This brief lesson will help prepare students to program Anna and Elsa in the Hour of Code activity. Students will "program" one another to draw shapes using a sequence of simple instructions. As students progress through the Hour of Code online, encourage them to refer back to this activity as they think about how to program Anna and Elsa.
Activity: The Drawing Machine
4) Flash Chat - Taking it online
- Recognize situations where they can create programs to complete tasks
- Predict moves necessary to draw a shape
- Convert movements into written instructions
- Relate algorithms as programs to teammates
Materials, Resources and Prep
For the Teacher
- Teacher Lesson Guide
- Print one or more sets of Drawing Machine Commands for students
- (optional) Print sets of Additional Drawing Commands
- Print one Marker Template, cut it out and tape it to a whiteboard marker
- Print or display on overhead Angles Reference
- Print or display on overhead Shapes to Draw
This lesson has one new and important word:
Program - Say it with me: Pro-gram
An algorithm that has been coded into something that can be run by a machine.
- Ask students to think of a time when they've explained how to do something complicated to another person.
- When we explain how to do a complex task, how do we make sure the person understands?
- Break it up into smaller steps.
- Make sure the steps are in the right order.
- Be specific.
- Programming a computer is a lot like giving directions to a person, except that computers aren't as smart as we are.
- When you get confusing instructions, what do you do?
- Take a guess at what was meant.
- Ask for clarification.
- Observe other people following the instructions.
- You probably have lots of other techniques for filling in the gaps that you're not even aware of.
- Computers don't know how to work with poor instructions, so before we start programming, we're going to practice giving good instructions.
The student being "programmed" will often try to help the programmers by doing what they think was intended, even when the instructions weren't right. Make sure that the students are only doing exactly what they've been programmed to do. You may want to model this behavior be allowing the class to "program" you first.
Directions for Class:
- Select one student to be the Drawing Machine.
- Divide the drawing commands up among students.
- The Drawing Machine will start by standing at the whiteboard with a marker that has the marker template attached.
- Give the class one of the shapes to draw; it should not be shared with the Drawing Machine.
- Using the drawing commands students will come up with a sequence of instructions for the Drawing Machine.
- When the class is ready, they will give the instructions to the Drawing Machine to execute.
- Repeat with additional images, allowing other students to be the Drawing Machine.
Experiment with different ways for students to give their instructions:
- Verbally give each instruction, waiting for the Drawing Machine to execute each step before providing the next.

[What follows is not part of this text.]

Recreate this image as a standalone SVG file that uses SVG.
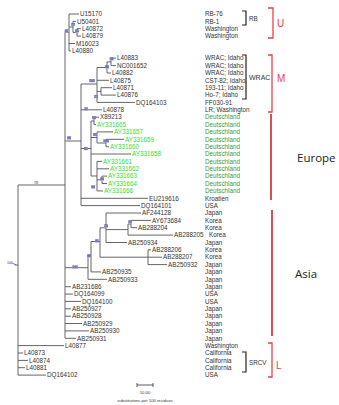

- Write all instructions down on a piece of paper.
- Lay the instruction sheets down in the proper order.
If students struggle with figuring out which angles to use, you can give them this angles reference sheet to help.
Understanding that the instructions are executed from the marker's point of view is essential to programming it. For example, turning left or right is done relative to current direction the marker is pointing (as seen by the purple triangle on the marker template). Encourage students to get up and use their bodies as they figure out the programs.
- In the game we just played, who do you suppose was more like a programmer, and who was more like a computer?
- What was the most challenging part of writing the instructions?
- When you go to do the Hour of Code remember the techniques you used to write good instructions. If you get stuck:
- Act out what you want Anna or Elsa to do
- Describe using plain English how they should move
- Make sure you are giving instructions in the right order and relative to where they're facing
If you'd like to extend this activity:
- Ask students to come up with new shapes or drawings to write instructions for.
- Add more drawing commands to your library of instructions, or even make some of your own.
- Have students program each other to do other activities, like navigating the hallways, building a block tower, or making a sandwich.